Pick services with stronger on‑time records even if the rate is slightly higher. Paying a little more to avoid a stock‑out is rational. Align free‑time, cut‑offs and penalty structures with present‑day performance, not pre‑2023 norms.

3) Expect Cape Routing; Price Lead‑Time Accordingly

Bake extra days into safety stock and cash‑flow models. If your supplier lead times were ~42 days pre‑crisis, plan for ~50–55 days door‑to‑door until routing truly normalises. Negotiate buffer‑friendly Incoterms (e.g., CIP/DDP with clear risk transfer) where counterparties can share part of the timeline risk.

4) Hedge Against Blanking With Multi‑Carrier Coverage

Where volume permits, split bookings across two alliances or pair a direct service with a transshipment option. Ask for early visibility on blank sailings and move critical POs forward by one week in known blanking windows.

5) Treat South African Ports as “Managed Risk”

We’re seeing shorter queues and more predictable windows, but variability remains. Stagger arrivals, pre‑clear customs, and lock in inland legs early. A day saved at the fence is worth more than a small rate shave.

6) Watch the Energy Tape as a Signal

When long‑haul crude or product tankers tighten, bunkering queues and pilotage demand can ripple into container schedules. You’re not shipping oil, but you are sharing waterways, weather windows and limited port resources—keep one eye on energy markets as a leading indicator.
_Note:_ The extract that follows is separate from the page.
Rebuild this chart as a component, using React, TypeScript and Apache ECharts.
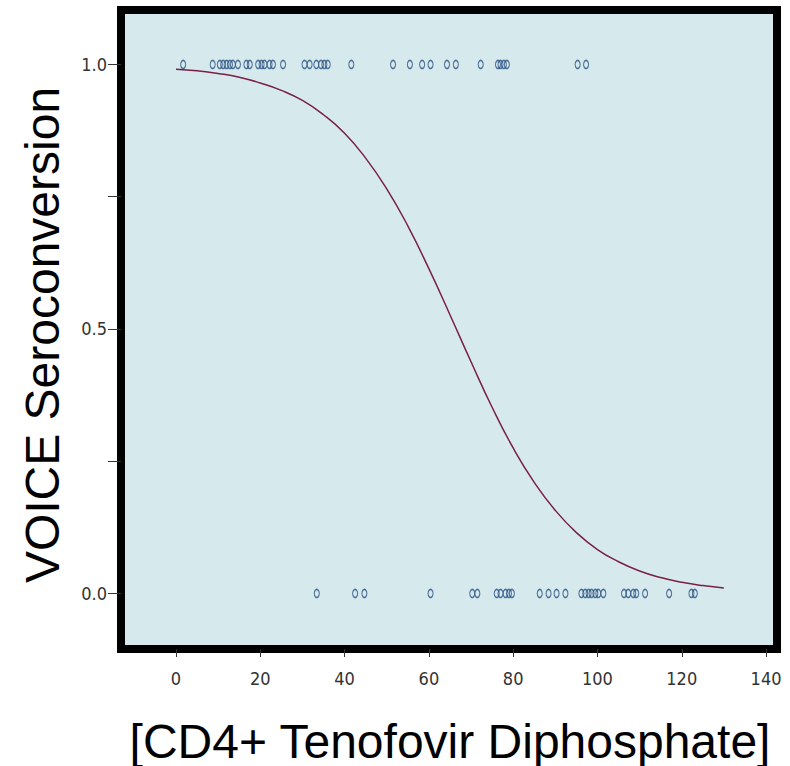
import React, { useEffect, useRef } from "react";
import * as echarts from "echarts";

// Observed outcome = 1 (seroconverted)
const seroPositiveX = [
  1.7, 8.7, 10.4, 11.2, 12.0, 12.8, 13.5, 14.7, 16.7, 17.5, 19.5, 20.3, 21.0, 22.2, 23.0,
  25.4, 30.5, 31.7, 33.3, 34.4, 35.2, 36.0, 41.6, 51.5, 55.5, 58.4, 60.4, 64.3, 66.4,
  72.3, 76.4, 77.0, 77.8, 78.5, 95.3, 97.3,
];
// Observed outcome = 0
const seroNegativeX = [
  33.4, 42.5, 44.7, 60.4, 70.3, 71.5, 76.1, 77.0, 78.2, 79.0, 79.7, 86.3, 88.4, 90.3,
  92.4, 96.2, 97.1, 97.9, 98.6, 99.5, 100.2, 101.4, 106.3, 107.3, 108.5, 109.2, 111.3,
  117.0, 122.3, 123.1,
];

// Fitted curve
const curveX = [0, 5, 10, 15, 20, 25, 30, 35, 40, 45, 50, 55, 60, 65, 70, 75, 80, 85, 90, 95, 100, 105, 110, 115, 120, 125, 130];
const curveY = [
  0.991, 0.988, 0.983, 0.976, 0.965, 0.951, 0.932, 0.905, 0.87, 0.823, 0.765, 0.695, 0.614,
  0.527, 0.438, 0.352, 0.275, 0.21, 0.157, 0.115, 0.083, 0.06, 0.0425, 0.03, 0.0212, 0.0149,
  0.0105,
];

const xTicks = [0, 20, 40, 60, 80, 100, 120, 140];
const yTicks = [0, 0.25, 0.5, 0.75, 1.0];
const yLabels = [0, 0.5, 1.0];

const xTitle = "[CD4+ Tenofovir Diphosphate]";
const yTitle = "VOICE Seroconversion";

export default function App() {
  const ref = useRef<HTMLDivElement>(null);

  useEffect(() => {
    if (!ref.current) return;
    const chart = echarts.init(ref.current, null, { renderer: "svg" });
    const labelFont = "'Liberation Sans Narrow', 'DejaVu Sans Condensed', 'Liberation Sans', sans-serif";
    const symbolStyle = {
      color: "rgba(0,0,0,0)",
      borderColor: "#2c5282",
      borderWidth: 1.3,
    };
    chart.setOption({
      animation: false,
      backgroundColor: "#ffffff",
      grid: {
        left: 121,
        top: 10,
        width: 656,
        height: 639,
        show: true,
        backgroundColor: "#d6eaee",
        borderColor: "#000000",
        borderWidth: 8,
        containLabel: false,
        outerBoundsMode: "none",
      },
      xAxis: {
        type: "value",
        min: -13.05,
        max: 142.6,
        splitLine: { show: false },
        axisLine: { show: false, onZero: false },
        axisTick: {
          show: true,
          length: 8,
          customValues: xTicks,
          lineStyle: { color: "#333", width: 1 },
        },
        axisLabel: {
          show: true,
          customValues: xTicks,
          margin: 20,
          fontSize: 18,
          fontFamily: labelFont,
          color: "#333",
        },
      },
      yAxis: {
        type: "value",
        min: -0.105,
        max: 1.103,
        splitLine: { show: false },
        axisLine: { show: false, onZero: false },
        axisTick: {
          show: true,
          length: 13,
          customValues: yTicks,
          lineStyle: { color: "#333", width: 1 },
        },
        axisLabel: {
          show: true,
          customValues: yLabels,
          margin: 14,
          fontSize: 18,
          fontFamily: labelFont,
          color: "#333",
          formatter: (v: number) => v.toFixed(1),
        },
      },
      graphic: [
        {
          type: "text",
          x: 42,
          y: 335,
          rotation: Math.PI / 2,
          style: {
            text: yTitle,
            fontSize: 48,
            fontFamily: "'Liberation Sans', Arial, sans-serif",
            fill: "#000",
            textAlign: "center",
            textVerticalAlign: "middle",
          },
        },
        {
          type: "text",
          x: 450,
          y: 741,
          style: {
            text: xTitle,
            fontSize: 48,
            fontFamily: "'Liberation Sans', Arial, sans-serif",
            fill: "#000",
            textAlign: "center",
            textVerticalAlign: "middle",
          },
        },
      ],
      series: [
        {
          type: "line",
          data: curveX.map((x, i) => [x, curveY[i]]),
          smooth: true,
          showSymbol: false,
          lineStyle: { color: "#7a1f48", width: 1.5 },
          z: 2,
        },
        {
          type: "scatter",
          data: seroPositiveX.map((x) => [x, 1]),
          symbol: "circle",
          symbolSize: [5, 8],
          itemStyle: symbolStyle,
          z: 3,
        },
        {
          type: "scatter",
          data: seroNegativeX.map((x) => [x, 0]),
          symbol: "circle",
          symbolSize: [5, 8],
          itemStyle: symbolStyle,
          z: 3,
        },
      ],
    });
    return () => chart.dispose();
  }, []);

  return (
    <div
      ref={ref}
      style={{ position: "fixed", left: 0, top: 0, width: 790, height: 766 }}
    />
  );
}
7) Build Contractual Agility Into 2026 Bids

Given the orderbook for new container ships and the risk of overcapacity, 2026 could be even more price‑friendly—but only if supply/demand imbalances persist. Ask for re‑opener clauses tied to public indices, so you can re‑price if the market slides further.

The BG Corp Take

For African importers, 2025 is less about “cheap freight” and more about smart freight. Yes, capture the rate relief—every dollar counts. But your competitive edge will come from turning headline softness into dependable arrivals: choosing services that actually sail, securing space on the weeks that matter, and engineering buffers through ports that are improving but not yet stable. Our teams across Mauritius, South Africa and East/West Africa are tuning routing guides weekly, blending contract and spot exposure, and building scenario plans around blank sailings and Cape routings. If 2024 was survival mode, 2025 should be disciplined execution.


References

  • Drewry World Container Index weekly updates, 2025.

  • Reuters shipping market coverage on container rates and carrier guidance, 2025.

  • Sea‑Intelligence Global Liner Performance reports, 2025.

  • project44 analyses on Red Sea impacts on container flows, 2025.

  • Maersk customer advisories on Golden Week and capacity management, 2025.

  • South African port performance snapshots and industry advisories (trade and logistics bulletins), 2025.

  • Reuters coverage of tanker market tightness and freight rate trends, 2025.

  • Sea‑Intelligence capacity/outlook notes on orderbook and deployment, 2025.